Monday, November 7

Mu #2



Mu #2 further expands on the zen koan. This time i've gone a a bit into 3d, loading the graphics of the previous version into Maxon's Cinema 4DXL to build an animation reminiscent of the 9/11 disaster. It's not very political, though, i just use the event as an illustration of endowing timely constructs with illusions of grandeur and eternal power.

The animation consisting of two flash files comment on the fictional status of our assumptions due to the increasing potential of our hardware. The fastest computer on earth couldn't render these two anims without loss of speed in one of them, eventually. Moore's law of increasing processor speed applied a billion times would not change that essentially. It would change it as far as human perception goes, and beyond the limit of a machine's time of life, but the limit will always be there.

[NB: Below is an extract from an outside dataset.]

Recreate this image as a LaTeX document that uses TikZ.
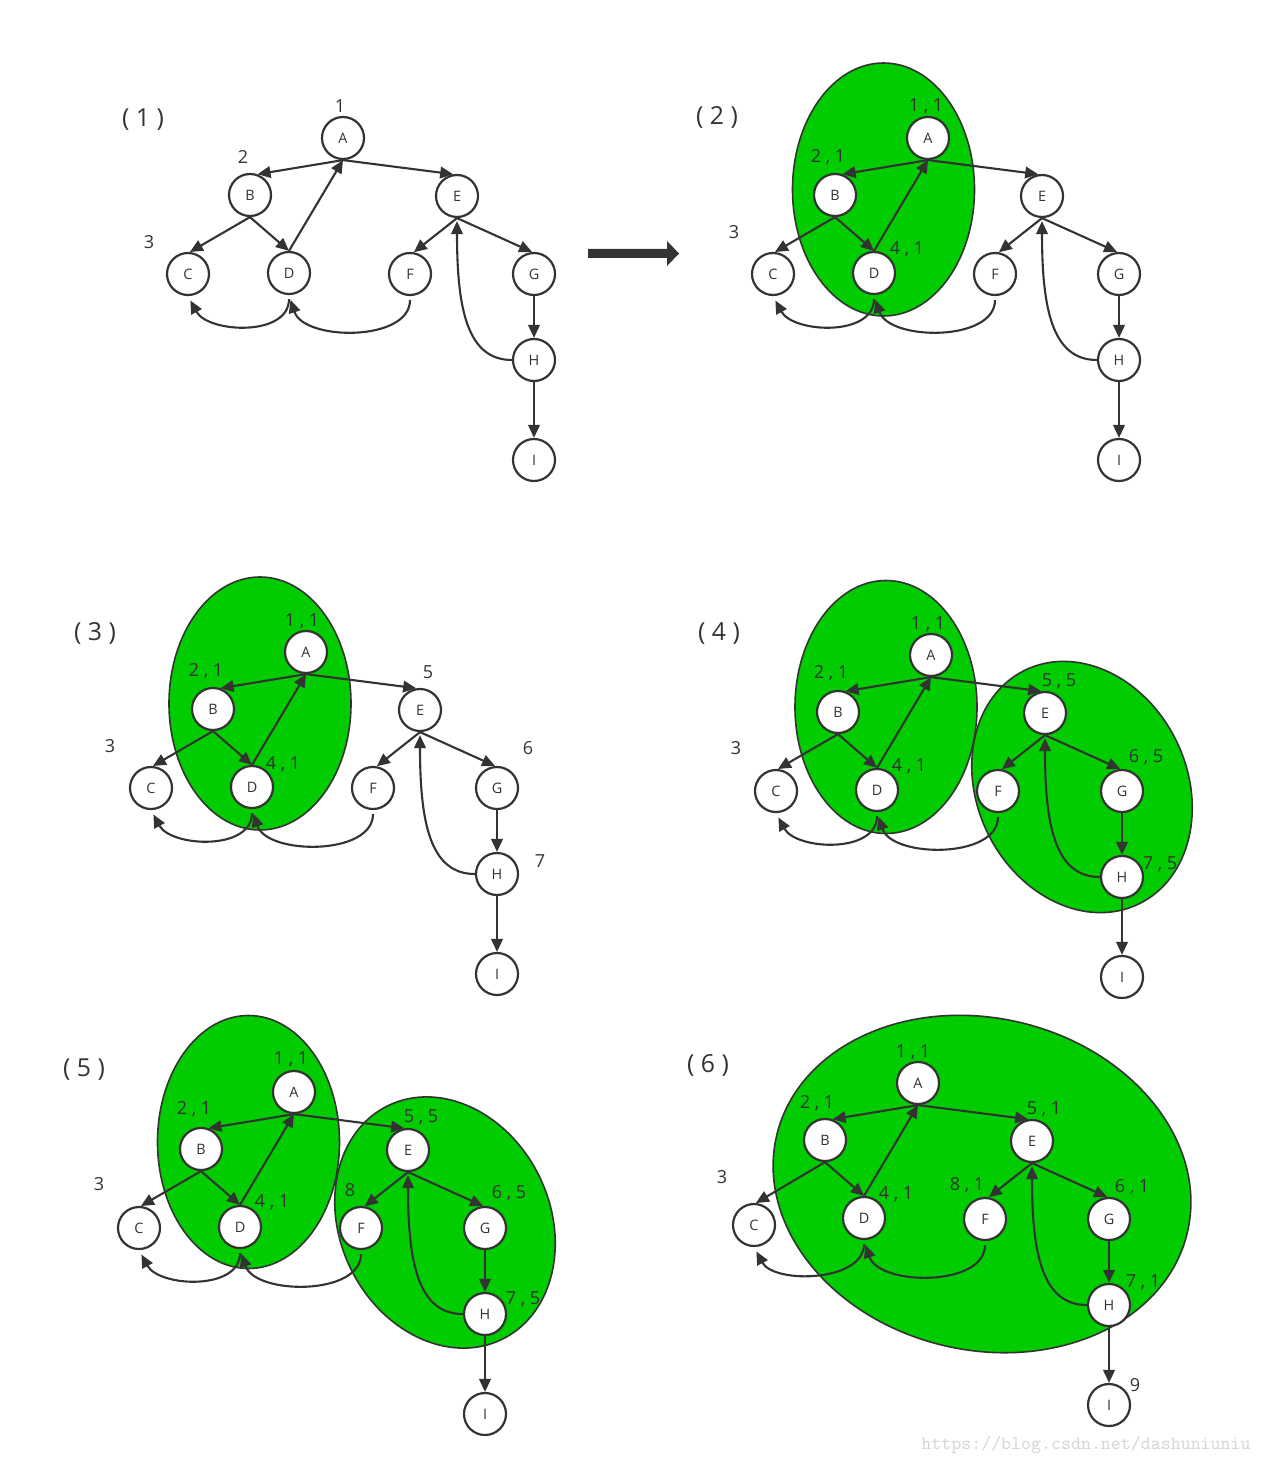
\documentclass[tikz,border=0pt]{standalone}
\usepackage{fontspec}
\setmainfont{Open Sans}
\usetikzlibrary{arrows.meta}
\definecolor{dark}{HTML}{333333}
\definecolor{sccgreen}{HTML}{00CC00}
\definecolor{wmgray}{HTML}{D6D6D6}
\tikzset{
  vtx/.style={circle, draw=dark, line width=1.1pt, fill=white, minimum size=21pt,
    inner sep=0pt, text=dark, font=\fontsize{7.2}{8}\selectfont},
  edge/.style={draw=dark, line width=1.05pt, -{Triangle[length=6.5pt,width=5.8pt]}},
  lbl/.style={text=dark, inner sep=0pt, text depth=0pt, font=\fontsize{9}{10}\selectfont},
  ttl/.style={text=dark, inner sep=0pt, font=\fontsize{12.4}{14}\selectfont},
  blob/.style={fill=sccgreen, draw=dark, line width=0.8pt},
}
% #1 prefix, #2 dx, #3 dy, #4 C dx, #5 C dy
\newcommand\drawgraph[5]{%
\begin{scope}[shift={(#2,#3)}]
  \node[vtx] (#1A) at (343,138) {A};
  \node[vtx] (#1B) at (250,195) {B};
  \node[vtx] (#1E) at (457,196) {E};
  \node[vtx] (#1C) at ({188+#4},{274+#5}) {C};
  \node[vtx] (#1D) at (289,273) {D};
  \node[vtx] (#1F) at (410,274) {F};
  \node[vtx] (#1G) at (534,274) {G};
  \node[vtx] (#1H) at (534,360) {H};
  \node[vtx] (#1I) at (534,460) {I};
  \draw[edge] (#1A.south) -- (#1B.70);
  \draw[edge] (#1A.south) -- (#1E.100);
  \draw[edge] (#1B.south) -- (#1C.85);
  \draw[edge] (#1B.south) -- (#1D.north);
  \draw[edge] (#1D.north) -- (#1A.south);
  \draw[edge] (#1E.south) -- (#1F.80);
  \draw[edge] (#1E.south) -- (#1G.95);
  \draw[edge] (#1G.south) -- (#1H.north);
  \draw[edge] (#1H.south) -- (#1I.north);
  \draw[edge, shorten >=1.5pt] (#1H.west) .. controls +(-45,0) and +(0,90) .. (#1E.south);
  \draw[edge, shorten <=2pt, shorten >=2.5pt] (#1D.south) .. controls +(0,42) and +(20,37) .. (#1C.south);
  \draw[edge, shorten <=2pt, shorten >=2.5pt] (#1F.south) .. controls +(0,46) and +(15,46) .. (#1D.south);
\end{scope}}

\begin{document}
\begin{tikzpicture}[x=0.5pt, y=-0.5pt]
\useasboundingbox[fill=white] (0,0) rectangle (1262,1465);

% ---------- green regions ----------
\draw[blob] (883.5,189.5) ellipse [x radius=91, y radius=126.5];
\draw[blob] (260,703.5) ellipse [x radius=91, y radius=126.5];
\draw[blob] (886,707) ellipse [x radius=91, y radius=126.5];
\draw[blob, rotate around={26:(1082,787)}] (1082,787) ellipse [x radius=105, y radius=130];
\draw[blob] (248.5,1142) ellipse [x radius=91, y radius=126.5];
\draw[blob, rotate around={26:(445,1222.5)}] (445,1222.5) ellipse [x radius=105, y radius=130];
\draw[blob, rotate around={-13.3:(982,1184)}] (982,1184) ellipse [x radius=211, y radius=166];

% ---------- graphs ----------
\drawgraph{p}{0}{0}{0}{0}
\drawgraph{q}{585}{0}{0}{0}
\drawgraph{r}{-37}{514}{0}{0}
\drawgraph{s}{588}{517}{0}{0}
\drawgraph{t}{-49}{954}{0}{0}
\drawgraph{u}{575}{945}{-9}{6}

% ---------- thick arrow between (1) and (2) ----------
\fill[dark] (588,249) -- (667,249) -- (667,241) -- (679,253.5) -- (667,266) -- (667,258) -- (588,258) -- cycle;

% ---------- panel (1) ----------
\node[ttl] (t1) at (143,120) {( 1 )};
\node[lbl] (p1) at (340,106) {1};
\node[lbl] (p2) at (243,157) {2};
\node[lbl] (p3) at (149,242) {3};

% ---------- panel (2) ----------
\node[ttl] (t2) at (717,117) {( 2 )};
\node[lbl] (q1) at (926,105) {1 , 1};
\node[lbl] (q2) at (828,156) {2 , 1};
\node[lbl] (q3) at (734,232) {3};
\node[lbl] (q4) at (907,248) {4 , 1};

% ---------- panel (3) ----------
\node[ttl] (t3) at (95,633) {( 3 )};
\node[lbl] (r1) at (302,620) {1 , 1};
\node[lbl] (r2) at (206,670) {2 , 1};
\node[lbl] (r3) at (110,746) {3};
\node[lbl] (r4) at (283,763) {4 , 1};
\node[lbl] (r5) at (428,672) {5};
\node[lbl] (r6) at (528,748) {6};
\node[lbl] (r7) at (540,861) {7};

% ---------- panel (4) ----------
\node[ttl] (t4) at (719,634) {( 4 )};
\node[lbl] (s1) at (928,623) {1 , 1};
\node[lbl] (s2) at (831,672) {2 , 1};
\node[lbl] (s3) at (736,748) {3};
\node[lbl] (s4) at (909,765) {4 , 1};
\node[lbl] (s5) at (1059,680) {5 , 5};
\node[lbl] (s6) at (1146,756) {6 , 5};
\node[lbl] (s7) at (1160,863) {7 , 5};

% ---------- panel (5) ----------
\node[ttl] (t5) at (84,1070) {( 5 )};
\node[lbl] (t1a) at (291,1058) {1 , 1};
\node[lbl] (t2a) at (194,1108) {2 , 1};
\node[lbl] (t3a) at (99,1184) {3};
\node[lbl] (t4a) at (272,1201) {4 , 1};
\node[lbl] (t5a) at (421,1116) {5 , 5};
\node[lbl] (t8a) at (350,1190) {8};
\node[lbl] (t6a) at (509,1192) {6 , 5};
\node[lbl] (t7a) at (523,1298) {7 , 5};

% ---------- panel (6) ----------
\node[ttl] (t6) at (708,1065) {( 6 )};
\node[lbl] (u1) at (913,1051) {1 , 1};
\node[lbl] (u2) at (817,1102) {2 , 1};
\node[lbl] (u3) at (722,1177) {3};
\node[lbl] (u4) at (896,1193) {4 , 1};
\node[lbl] (u5) at (1044,1108) {5 , 1};
\node[lbl] (u8) at (967,1184) {8 , 1};
\node[lbl] (u6) at (1132,1186) {6 , 1};
\node[lbl] (u7) at (1143,1281) {7 , 1};
\node[lbl] (u9) at (1135,1385) {9};

% ---------- watermark ----------
\node[text=wmgray, inner sep=0pt, font=\fontsize{9.5}{10}\ttfamily] (wm) at (1086,1445) {https://blog.csdn.net/dashuniuniu};
\end{tikzpicture}
\end{document}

Mistaking the runtime of software for real time is one of the transcoding processes i see in the way human perception of reality is being changed by the allegory of computation. I feel it's rather dangerous to believe that if you can solve problems in a digitally simulated discrete universe, you can automatically apply those solutions to the real universe. It may work in some clearly isolated cases, but never 'automatically'. Not even if you build a new kind of science on the assumption that the real universe equals what you make of it.

Ofcourse the universe is what you make of it. But that sentence already contains two steps in time, one towards the fiction of being and one of representation. Both steps take time, changing the place radically.

The looping animations in Mu # 2 are of equal length. One contains the RGB channels of a Cinema 4D rendering, the other the alpha channel of the same file.

Things may be created equal, like we humans are supposed to be (not that anyone holding on to a scrapnel of power acts like we are). But they never last long enough for any being to catch up on them.